# YOUR TASK:
Give again only the lines running from the one with "Write a Python" through the one with "160, 165, 166]", inclusive. Omit every picture.

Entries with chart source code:
§ §

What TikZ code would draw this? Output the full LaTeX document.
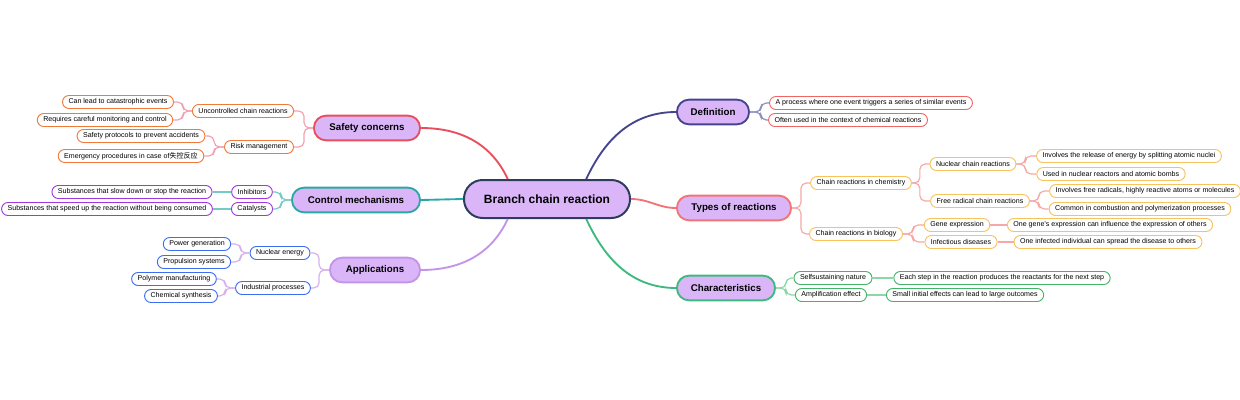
\documentclass[tikz,border=0pt]{standalone}
\usepackage{fontspec}
\setmainfont{Liberation Sans}
\newfontfamily\cjk{Noto Sans CJK SC}
\usepackage{xcolor}
\usepackage{tikz}
\definecolor{lav}{HTML}{DAB6F8}
\definecolor{rootline}{HTML}{2E3D5C}
\definecolor{defc}{HTML}{45448E}
\definecolor{typc}{HTML}{F27474}
\definecolor{chac}{HTML}{3FB87E}
\definecolor{safc}{HTML}{E84E5C}
\definecolor{ctlc}{HTML}{2BA7A6}
\definecolor{appc}{HTML}{C394E8}
\definecolor{defl}{HTML}{8C90BE}
\definecolor{typl}{HTML}{F6A8A8}
\definecolor{chal}{HTML}{8ED6A8}
\definecolor{safl}{HTML}{F0A2B2}
\definecolor{ctll}{HTML}{74CBC2}
\definecolor{appl}{HTML}{D6B2EC}
\definecolor{defk}{HTML}{F06464}
\definecolor{typk}{HTML}{F6C35E}
\definecolor{chak}{HTML}{45B468}
\definecolor{safk}{HTML}{F07A3A}
\definecolor{ctlk}{HTML}{A236E0}
\definecolor{appk}{HTML}{3C6EF0}
\tikzset{
  rootbox/.style={draw=rootline, fill=lav, line width=1.5pt, rounded corners=14pt,
    minimum height=28.5pt, minimum width=124.5pt, font=\fontsize{9}{11}\selectfont\bfseries},
  topic/.style={draw=#1, fill=lav, line width=1.4pt, rounded corners=9pt,
    minimum height=18.5pt, font=\fontsize{7.3}{9}\selectfont\bfseries},
  leaf/.style={draw=#1, fill=white, line width=0.7pt, rounded corners=4.8pt,
    minimum height=9.75pt, inner xsep=4.5pt, inner ysep=0pt, font=\fontsize{5.3}{6}\selectfont},
  main/.style={draw=#1, line width=1.4pt},
  branch/.style={draw=#1, line width=0.9pt, rounded corners=4pt},
}

\begin{document}
\begin{tikzpicture}[x=0.75pt, y=-0.75pt]
  \useasboundingbox (0,0) rectangle (1240,400);
  % centre and main topics
  \node[rootbox] (root) at (547,199) {Branch chain reaction};
  \node[topic=defc, minimum width=54pt] (def) at (713,112) {Definition};
  \node[topic=typc, minimum width=85.5pt] (typ) at (734,208) {Types of reactions};
  \node[topic=chac, minimum width=73.5pt] (cha) at (726,288) {Characteristics};
  \node[topic=safc, minimum width=79.5pt] (saf) at (367,128) {Safety concerns};
  \node[topic=ctlc, minimum width=96pt] (ctl) at (356,200) {Control mechanisms};
  \node[topic=appc, minimum width=67.5pt] (app) at (375,270) {Applications};
  \draw[main=defc] (root.27) to[out=65,in=180] (def.west);
  \draw[main=typc] (root.east) to[out=0,in=180] (typ.west);
  \draw[main=chac] (root.-27) to[out=-65,in=180] (cha.west);
  \draw[main=safc] (root.153) to[out=115,in=0] (saf.east);
  \draw[main=ctlc] (root.west) -- (ctl.east);
  \draw[main=appc] (root.-153) to[out=-115,in=0] (app.east);

  % definition
  \node[leaf=defk] (d1) at (871,103) {A process where one event triggers a series of similar events};
  \node[leaf=defk] (d2) at (848,120) {Often used in the context of chemical reactions};
  \foreach \n in {d1,d2}
    \draw[branch=defl] (def.east) -- ++(11,0) |- (\n.west);

  % types of reactions
  \node[leaf=typk] (chem) at (861,183) {Chain reactions in chemistry};
  \node[leaf=typk] (bio) at (856,234) {Chain reactions in biology};
  \node[leaf=typk] (nuc) at (973,164) {Nuclear chain reactions};
  \node[leaf=typk] (rad) at (980,201) {Free radical chain reactions};
  \node[leaf=typk] (n1) at (1129,156) {Involves the release of energy by splitting atomic nuclei};
  \node[leaf=typk] (n2) at (1111,174) {Used in nuclear reactors and atomic bombs};
  \node[leaf=typk] (r1) at (1145,191) {Involves free radicals, highly reactive atoms or molecules};
  \node[leaf=typk] (r2) at (1140,209) {Common in combustion and polymerization processes};
  \node[leaf=typk] (gene) at (957,225) {Gene expression};
  \node[leaf=typk] (inf) at (961,242) {Infectious diseases};
  \node[leaf=typk] (g1) at (1110,225) {One gene's expression can influence the expression of others};
  \node[leaf=typk] (i1) at (1108,242) {One infected individual can spread the disease to others};
  \foreach \n in {chem,bio}
    \draw[branch=typl] (typ.east) -- ++(9,0) |- (\n.west);
  \foreach \n in {nuc,rad}
    \draw[branch=typl] (chem.east) -- ++(8,0) |- (\n.west);
  \foreach \n in {n1,n2}
    \draw[branch=typl] (nuc.east) -- ++(9,0) |- (\n.west);
  \foreach \n in {r1,r2}
    \draw[branch=typl] (rad.east) -- ++(9,0) |- (\n.west);
  \foreach \n in {gene,inf}
    \draw[branch=typl] (bio.east) -- ++(10,0) |- (\n.west);
  \draw[branch=typl] (gene.east) -- (g1.west);
  \draw[branch=typl] (inf.east) -- (i1.west);

  % characteristics
  \node[leaf=chak] (self) at (833,278) {Selfsustaining nature};
  \node[leaf=chak] (amp) at (831,295) {Amplification effect};
  \node[leaf=chak] (s1) at (1002,278) {Each step in the reaction produces the reactants for the next step};
  \node[leaf=chak] (a1) at (965,295) {Small initial effects can lead to large outcomes};
  \foreach \n in {self,amp}
    \draw[branch=chal] (cha.east) -- ++(10,0) |- (\n.west);
  \draw[branch=chal] (self.east) -- (s1.west);
  \draw[branch=chal] (amp.east) -- (a1.west);

  % safety concerns
  \node[leaf=safk] (unc) at (243,111) {Uncontrolled chain reactions};
  \node[leaf=safk] (risk) at (259,147) {Risk management};
  \node[leaf=safk] (u1) at (118,102) {Can lead to catastrophic events};
  \node[leaf=safk] (u2) at (105,120) {Requires careful monitoring and control};
  \node[leaf=safk] (k1) at (141,136) {Safety protocols to prevent accidents};
  \node[leaf=safk] (k2) at (131,156) {Emergency procedures in case of{\cjk 失控反应}};
  \foreach \n in {unc,risk}
    \draw[branch=safl] (saf.west) -- ++(-9,0) |- (\n.east);
  \foreach \n in {u1,u2}
    \draw[branch=safl] (unc.west) -- ++(-9,0) |- (\n.east);
  \foreach \n in {k1,k2}
    \draw[branch=safl] (risk.west) -- ++(-10,0) |- (\n.east);

  % control mechanisms
  \node[leaf=ctlk] (inh) at (252,192) {Inhibitors};
  \node[leaf=ctlk] (cat) at (252,209) {Catalysts};
  \node[leaf=ctlk] (h1) at (132,192) {Substances that slow down or stop the reaction};
  \node[leaf=ctlk] (c1) at (107,209) {Substances that speed up the reaction without being consumed};
  \foreach \n in {inh,cat}
    \draw[branch=ctll] (ctl.west) -- ++(-10,0) |- (\n.east);
  \draw[branch=ctll] (inh.west) -- (h1.east);
  \draw[branch=ctll] (cat.west) -- (c1.east);

  % applications
  \node[leaf=appk] (nen) at (280,253) {Nuclear energy};
  \node[leaf=appk] (ind) at (273,288) {Industrial processes};
  \node[leaf=appk] (p1) at (197,244) {Power generation};
  \node[leaf=appk] (p2) at (194,262) {Propulsion systems};
  \node[leaf=appk] (m1) at (174,279) {Polymer manufacturing};
  \node[leaf=appk] (m2) at (181,296) {Chemical synthesis};
  \foreach \n in {nen,ind}
    \draw[branch=appl] (app.west) -- ++(-10,0) |- (\n.east);
  \foreach \n in {p1,p2}
    \draw[branch=appl] (nen.west) -- ++(-9,0) |- (\n.east);
  \foreach \n in {m1,m2}
    \draw[branch=appl] (ind.west) -- ++(-10,0) |- (\n.east);
\end{tikzpicture}
\end{document}
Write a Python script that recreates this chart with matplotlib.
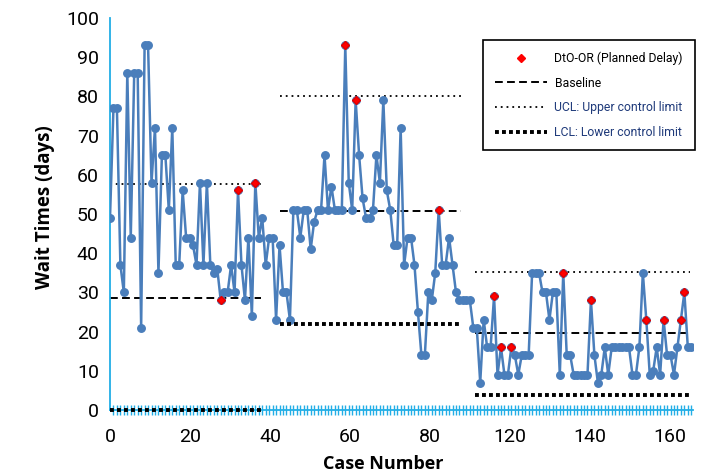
import matplotlib
matplotlib.use("Agg")
import matplotlib.pyplot as plt
from matplotlib.lines import Line2D

# ---------------- data ----------------
wait_days = [49, 77, 77, 37, 30, 86, 44, 86, 86, 21,
             93, 93, 58, 72, 35, 65, 65, 51, 72, 37,
             37, 56, 44, 44, 42, 37, 58, 37, 58, 37,
             35, 36, 28, 30, 30, 37, 30, 56, 37, 28,
             44, 24, 58, 44, 49, 37, 44, 44, 23, 42,
             30, 30, 23, 51, 51, 44, 51, 51, 41, 48,
             51, 51, 65, 51, 57, 51, 51, 51, 93, 58,
             51, 79, 65, 54, 49, 49, 51, 65, 58, 79,
             56, 51, 42, 42, 72, 37, 44, 44, 37, 25,
             14, 14, 30, 28, 35, 51, 37, 37, 44, 37,
             30, 28, 28, 28, 28, 21, 21, 7, 23, 16,
             16, 29, 9, 16, 9, 9, 16, 14, 9, 14,
             14, 14, 35, 35, 35, 30, 30, 23, 30, 30,
             9, 35, 14, 14, 9, 9, 9, 9, 9, 28,
             14, 7, 9, 16, 9, 16, 16, 16, 16, 16,
             16, 9, 9, 16, 35, 23, 9, 10, 16, 9,
             23, 14, 14, 9, 16, 23, 30, 16, 16]
planned_delay_idx = [32, 37, 42, 68, 71, 95, 111, 113, 116, 131, 139, 155, 160, 165, 166]

# control-chart phases: (start case, end case, baseline, UCL, LCL)
phase_start = [0, 49, 105.5]
phase_end = [43.5, 101.5, 167.6]
baseline = [28.5, 50.8, 19.6]
ucl = [57.6, 80.1, 35.3]
lcl = [0.0, 21.9, 3.7]

x_tick_labels = ["0", "20", "40", "60", "80", "120", "140", "160"]
y_ticks = [0, 10, 20, 30, 40, 50, 60, 70, 80, 90, 100]

# ---------------- fonts ----------------
plt.rcParams["font.family"] = ["Roboto", "DejaVu Sans"]
label_family = ["Open Sans", "Roboto", "DejaVu Sans"]

W, H = 709, 474
fig = plt.figure(figsize=(W / 100, H / 100), dpi=100)
ax = fig.add_axes([110 / W, 1 - 410 / H, (693 - 110) / W, (410 - 18) / H])

blue = "#4A7EBB"
axis_blue = "#22AEE6"
navy = "#1F3A7A"

x = list(range(len(wait_days)))
ax.plot(x, wait_days, color=blue, lw=1.8, marker="o", markersize=5.4,
        markerfacecolor=blue, markeredgecolor=blue, zorder=3)
ax.plot(planned_delay_idx, [wait_days[i] for i in planned_delay_idx], linestyle="none",
        marker="D", markersize=3.8, color="#FF0000", markeredgecolor="#E00000", zorder=4)

for s, e, b, u, l in zip(phase_start, phase_end, baseline, ucl, lcl):
    ax.plot([s, e], [b, b], color="black", lw=1.4, linestyle=(0, (4, 2.2)), zorder=2)
    ax.plot([s, e], [u, u], color="black", lw=1.3, linestyle=(0, (1, 2.2)), zorder=2)
    ax.plot([s, e], [l, l], color="black", lw=2.8, linestyle=(0, (1, 0.8)), zorder=5, clip_on=False)

ax.set_xlim(0, (693 - 110) / 3.46)
ax.set_ylim(0, 100)

ax.set_xticks([i * 80 / 3.46 for i in range(len(x_tick_labels))])
ax.set_xticklabels(x_tick_labels)
ax.set_xticks(list(range(0, 169)), minor=True)
ax.set_yticks(y_ticks)
ax.tick_params(axis="x", which="major", length=0, pad=13, labelsize=14)
ax.tick_params(axis="x", which="minor", length=7, width=1, direction="inout", color=axis_blue)
ax.tick_params(axis="y", length=0, pad=8, labelsize=14)

for sp in ["top", "right"]:
    ax.spines[sp].set_visible(False)
ax.spines["left"].set_color(axis_blue)
ax.spines["bottom"].set_color(axis_blue)
ax.spines["left"].set_linewidth(1.3)
ax.spines["bottom"].set_linewidth(1.3)

fig.text(45 / W, 1 - 207 / H, "Wait Times (days)", rotation=90, ha="center", va="center",
         fontsize=13.5, fontweight="bold", family=label_family)
fig.text(383 / W, 1 - 464 / H, "Case Number", ha="center", va="center",
         fontsize=13, fontweight="bold", family=label_family)

handles = [
    Line2D([], [], linestyle="none", marker="D", markersize=3.8, color="#FF0000"),
    Line2D([], [], color="black", lw=1.4, linestyle=(0, (4, 2.2))),
    Line2D([], [], color="black", lw=1.3, linestyle=(0, (1, 2.2))),
    Line2D([], [], color="black", lw=2.8, linestyle=(0, (1, 0.8))),
]
labels = ["DtO-OR (Planned Delay)", "Baseline", "UCL: Upper control limit", "LCL: Lower control limit"]
leg = ax.legend(handles, labels, loc="upper left", bbox_to_anchor=(483 / W, 1 - 40 / H),
                bbox_transform=fig.transFigure, fontsize=8.8, frameon=True, fancybox=False,
                edgecolor="black", framealpha=1, borderaxespad=0, handlelength=4.3,
                handletextpad=0.6, labelspacing=0.95, borderpad=0.95)
leg.get_frame().set_linewidth(1.2)
for t, c in zip(leg.get_texts(), ["black", "black", navy, navy]):
    t.set_color(c)

fig.savefig("out.png", dpi=100)
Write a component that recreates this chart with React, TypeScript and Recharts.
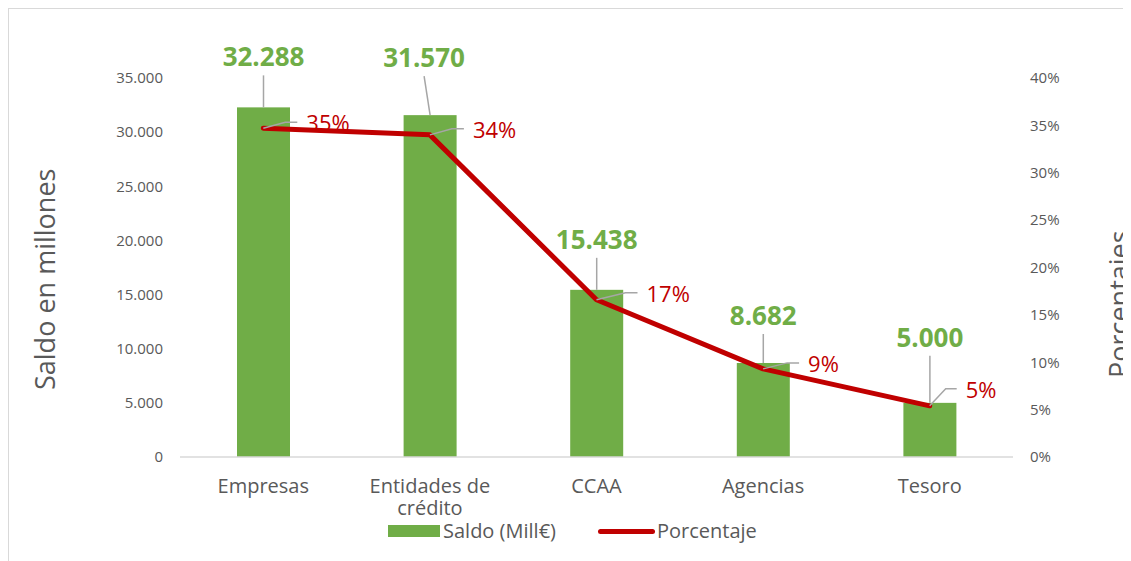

§ §

# TASK RESPONSE:
Write a Python script that recreates this chart with matplotlib.
import matplotlib
matplotlib.use("Agg")
import matplotlib.pyplot as plt
from matplotlib.lines import Line2D

# ---------------- data ----------------
wait_days = [49, 77, 77, 37, 30, 86, 44, 86, 86, 21,
             93, 93, 58, 72, 35, 65, 65, 51, 72, 37,
             37, 56, 44, 44, 42, 37, 58, 37, 58, 37,
             35, 36, 28, 30, 30, 37, 30, 56, 37, 28,
             44, 24, 58, 44, 49, 37, 44, 44, 23, 42,
             30, 30, 23, 51, 51, 44, 51, 51, 41, 48,
             51, 51, 65, 51, 57, 51, 51, 51, 93, 58,
             51, 79, 65, 54, 49, 49, 51, 65, 58, 79,
             56, 51, 42, 42, 72, 37, 44, 44, 37, 25,
             14, 14, 30, 28, 35, 51, 37, 37, 44, 37,
             30, 28, 28, 28, 28, 21, 21, 7, 23, 16,
             16, 29, 9, 16, 9, 9, 16, 14, 9, 14,
             14, 14, 35, 35, 35, 30, 30, 23, 30, 30,
             9, 35, 14, 14, 9, 9, 9, 9, 9, 28,
             14, 7, 9, 16, 9, 16, 16, 16, 16, 16,
             16, 9, 9, 16, 35, 23, 9, 10, 16, 9,
             23, 14, 14, 9, 16, 23, 30, 16, 16]
planned_delay_idx = [32, 37, 42, 68, 71, 95, 111, 113, 116, 131, 139, 155, 160, 165, 166]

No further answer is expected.